— START —

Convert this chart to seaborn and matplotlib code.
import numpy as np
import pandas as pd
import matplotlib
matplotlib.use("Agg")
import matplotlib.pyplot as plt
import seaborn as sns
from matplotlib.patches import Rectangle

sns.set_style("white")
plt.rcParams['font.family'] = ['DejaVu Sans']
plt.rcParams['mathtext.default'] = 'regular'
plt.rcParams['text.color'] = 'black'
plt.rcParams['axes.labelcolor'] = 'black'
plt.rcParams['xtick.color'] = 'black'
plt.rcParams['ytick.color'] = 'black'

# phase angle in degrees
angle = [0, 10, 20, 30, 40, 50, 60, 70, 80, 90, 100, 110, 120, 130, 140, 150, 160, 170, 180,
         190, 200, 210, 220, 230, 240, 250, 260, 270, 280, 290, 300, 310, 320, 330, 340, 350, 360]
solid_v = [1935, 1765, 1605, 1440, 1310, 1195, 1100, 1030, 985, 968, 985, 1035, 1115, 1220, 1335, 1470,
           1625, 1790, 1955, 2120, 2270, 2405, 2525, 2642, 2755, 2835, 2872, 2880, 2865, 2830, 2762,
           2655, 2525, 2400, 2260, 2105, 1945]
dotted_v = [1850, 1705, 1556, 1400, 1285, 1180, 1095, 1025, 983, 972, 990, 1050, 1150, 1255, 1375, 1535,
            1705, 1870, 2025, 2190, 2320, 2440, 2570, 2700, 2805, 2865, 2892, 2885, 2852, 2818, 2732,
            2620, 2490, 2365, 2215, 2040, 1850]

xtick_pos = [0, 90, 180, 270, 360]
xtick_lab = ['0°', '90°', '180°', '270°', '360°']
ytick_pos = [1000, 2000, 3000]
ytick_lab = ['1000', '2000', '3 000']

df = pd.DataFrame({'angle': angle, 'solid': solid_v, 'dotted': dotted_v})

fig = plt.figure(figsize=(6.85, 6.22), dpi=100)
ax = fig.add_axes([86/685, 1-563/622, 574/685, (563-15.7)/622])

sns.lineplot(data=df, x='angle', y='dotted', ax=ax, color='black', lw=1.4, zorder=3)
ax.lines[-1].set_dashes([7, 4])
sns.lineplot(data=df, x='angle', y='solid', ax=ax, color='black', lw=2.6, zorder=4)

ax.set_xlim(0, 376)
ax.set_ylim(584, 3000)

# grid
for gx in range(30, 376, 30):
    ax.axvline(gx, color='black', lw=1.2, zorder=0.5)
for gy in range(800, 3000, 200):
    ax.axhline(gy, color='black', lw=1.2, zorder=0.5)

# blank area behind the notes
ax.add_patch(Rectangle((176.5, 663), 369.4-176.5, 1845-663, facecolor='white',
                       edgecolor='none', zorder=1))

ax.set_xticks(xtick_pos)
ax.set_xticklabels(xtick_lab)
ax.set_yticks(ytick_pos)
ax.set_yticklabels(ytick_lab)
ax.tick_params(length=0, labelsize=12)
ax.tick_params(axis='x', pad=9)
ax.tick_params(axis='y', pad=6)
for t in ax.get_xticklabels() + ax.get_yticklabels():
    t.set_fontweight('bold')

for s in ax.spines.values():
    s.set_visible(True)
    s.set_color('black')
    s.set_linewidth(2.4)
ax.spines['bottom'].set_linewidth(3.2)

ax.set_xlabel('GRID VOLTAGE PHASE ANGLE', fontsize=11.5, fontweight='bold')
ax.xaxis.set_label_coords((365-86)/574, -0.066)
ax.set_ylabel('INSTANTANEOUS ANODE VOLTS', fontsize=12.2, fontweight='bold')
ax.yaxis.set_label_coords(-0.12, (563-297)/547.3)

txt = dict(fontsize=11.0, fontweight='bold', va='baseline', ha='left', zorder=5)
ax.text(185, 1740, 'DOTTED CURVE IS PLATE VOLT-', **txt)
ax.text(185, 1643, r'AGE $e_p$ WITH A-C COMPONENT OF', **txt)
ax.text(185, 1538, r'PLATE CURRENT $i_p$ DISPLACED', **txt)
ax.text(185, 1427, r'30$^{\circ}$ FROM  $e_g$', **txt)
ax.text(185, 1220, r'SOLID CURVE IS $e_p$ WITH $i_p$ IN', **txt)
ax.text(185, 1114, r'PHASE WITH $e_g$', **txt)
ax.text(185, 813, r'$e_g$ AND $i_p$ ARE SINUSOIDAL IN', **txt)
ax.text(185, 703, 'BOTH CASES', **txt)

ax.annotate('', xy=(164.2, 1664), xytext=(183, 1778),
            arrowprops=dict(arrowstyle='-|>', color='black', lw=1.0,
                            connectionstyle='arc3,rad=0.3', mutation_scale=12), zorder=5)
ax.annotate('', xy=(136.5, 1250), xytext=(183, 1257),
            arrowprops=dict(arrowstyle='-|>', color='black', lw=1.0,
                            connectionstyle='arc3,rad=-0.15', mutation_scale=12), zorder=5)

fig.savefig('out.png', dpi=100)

— END —
— START —

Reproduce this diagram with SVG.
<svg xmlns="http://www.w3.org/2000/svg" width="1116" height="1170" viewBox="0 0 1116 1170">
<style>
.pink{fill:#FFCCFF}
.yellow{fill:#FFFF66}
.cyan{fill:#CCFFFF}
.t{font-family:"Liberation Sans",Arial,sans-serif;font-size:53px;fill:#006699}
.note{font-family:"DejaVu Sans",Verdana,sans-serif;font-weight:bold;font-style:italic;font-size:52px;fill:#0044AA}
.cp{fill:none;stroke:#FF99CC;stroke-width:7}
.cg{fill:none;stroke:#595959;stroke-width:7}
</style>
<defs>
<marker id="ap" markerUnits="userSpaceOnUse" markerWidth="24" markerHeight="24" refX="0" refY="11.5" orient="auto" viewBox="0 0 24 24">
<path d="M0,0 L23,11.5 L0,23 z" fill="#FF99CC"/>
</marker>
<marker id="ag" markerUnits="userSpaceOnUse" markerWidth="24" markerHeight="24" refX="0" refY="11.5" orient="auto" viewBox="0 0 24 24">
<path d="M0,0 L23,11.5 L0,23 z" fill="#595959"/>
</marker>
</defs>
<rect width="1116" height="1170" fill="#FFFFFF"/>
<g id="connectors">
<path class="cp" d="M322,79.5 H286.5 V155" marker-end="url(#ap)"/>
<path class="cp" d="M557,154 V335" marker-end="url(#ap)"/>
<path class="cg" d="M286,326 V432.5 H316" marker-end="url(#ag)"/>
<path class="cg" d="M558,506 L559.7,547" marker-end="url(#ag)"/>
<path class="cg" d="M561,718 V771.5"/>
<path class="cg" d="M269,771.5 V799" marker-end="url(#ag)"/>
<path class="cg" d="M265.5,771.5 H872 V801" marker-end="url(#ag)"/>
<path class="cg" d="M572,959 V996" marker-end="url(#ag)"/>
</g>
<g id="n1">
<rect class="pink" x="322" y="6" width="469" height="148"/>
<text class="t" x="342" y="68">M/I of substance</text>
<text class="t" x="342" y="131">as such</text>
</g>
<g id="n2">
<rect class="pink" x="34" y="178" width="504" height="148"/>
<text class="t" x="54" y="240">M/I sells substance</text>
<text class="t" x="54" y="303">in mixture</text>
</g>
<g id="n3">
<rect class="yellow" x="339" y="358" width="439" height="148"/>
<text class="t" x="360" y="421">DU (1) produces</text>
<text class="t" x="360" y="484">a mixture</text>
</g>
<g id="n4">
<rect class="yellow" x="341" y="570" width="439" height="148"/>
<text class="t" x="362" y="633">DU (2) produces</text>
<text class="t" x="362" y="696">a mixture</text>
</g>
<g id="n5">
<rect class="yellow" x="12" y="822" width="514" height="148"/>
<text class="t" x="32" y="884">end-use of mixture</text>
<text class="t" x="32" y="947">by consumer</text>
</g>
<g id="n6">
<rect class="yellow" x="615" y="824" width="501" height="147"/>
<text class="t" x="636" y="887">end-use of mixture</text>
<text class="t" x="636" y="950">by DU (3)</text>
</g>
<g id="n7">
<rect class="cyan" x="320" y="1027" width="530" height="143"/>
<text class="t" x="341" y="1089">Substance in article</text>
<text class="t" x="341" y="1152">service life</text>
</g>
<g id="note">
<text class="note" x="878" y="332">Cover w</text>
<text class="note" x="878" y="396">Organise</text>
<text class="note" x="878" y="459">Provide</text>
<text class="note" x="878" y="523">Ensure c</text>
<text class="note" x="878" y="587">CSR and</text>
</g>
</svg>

— END —

# [GIVEN INSTRUCTION]
Reproduce exactly the lines from the one containing "Convert this chart" through the one containing "ytick_lab = ['1000', '2000', '3 000']", inclusive, and nothing else.

# [SOLUTION TO THIS EXERCISE]
Convert this chart to seaborn and matplotlib code.
import numpy as np
import pandas as pd
import matplotlib
matplotlib.use("Agg")
import matplotlib.pyplot as plt
import seaborn as sns
from matplotlib.patches import Rectangle

sns.set_style("white")
plt.rcParams['font.family'] = ['DejaVu Sans']
plt.rcParams['mathtext.default'] = 'regular'
plt.rcParams['text.color'] = 'black'
plt.rcParams['axes.labelcolor'] = 'black'
plt.rcParams['xtick.color'] = 'black'
plt.rcParams['ytick.color'] = 'black'

# phase angle in degrees
angle = [0, 10, 20, 30, 40, 50, 60, 70, 80, 90, 100, 110, 120, 130, 140, 150, 160, 170, 180,
         190, 200, 210, 220, 230, 240, 250, 260, 270, 280, 290, 300, 310, 320, 330, 340, 350, 360]
solid_v = [1935, 1765, 1605, 1440, 1310, 1195, 1100, 1030, 985, 968, 985, 1035, 1115, 1220, 1335, 1470,
           1625, 1790, 1955, 2120, 2270, 2405, 2525, 2642, 2755, 2835, 2872, 2880, 2865, 2830, 2762,
           2655, 2525, 2400, 2260, 2105, 1945]
dotted_v = [1850, 1705, 1556, 1400, 1285, 1180, 1095, 1025, 983, 972, 990, 1050, 1150, 1255, 1375, 1535,
            1705, 1870, 2025, 2190, 2320, 2440, 2570, 2700, 2805, 2865, 2892, 2885, 2852, 2818, 2732,
            2620, 2490, 2365, 2215, 2040, 1850]

xtick_pos = [0, 90, 180, 270, 360]
xtick_lab = ['0°', '90°', '180°', '270°', '360°']
ytick_pos = [1000, 2000, 3000]
ytick_lab = ['1000', '2000', '3 000']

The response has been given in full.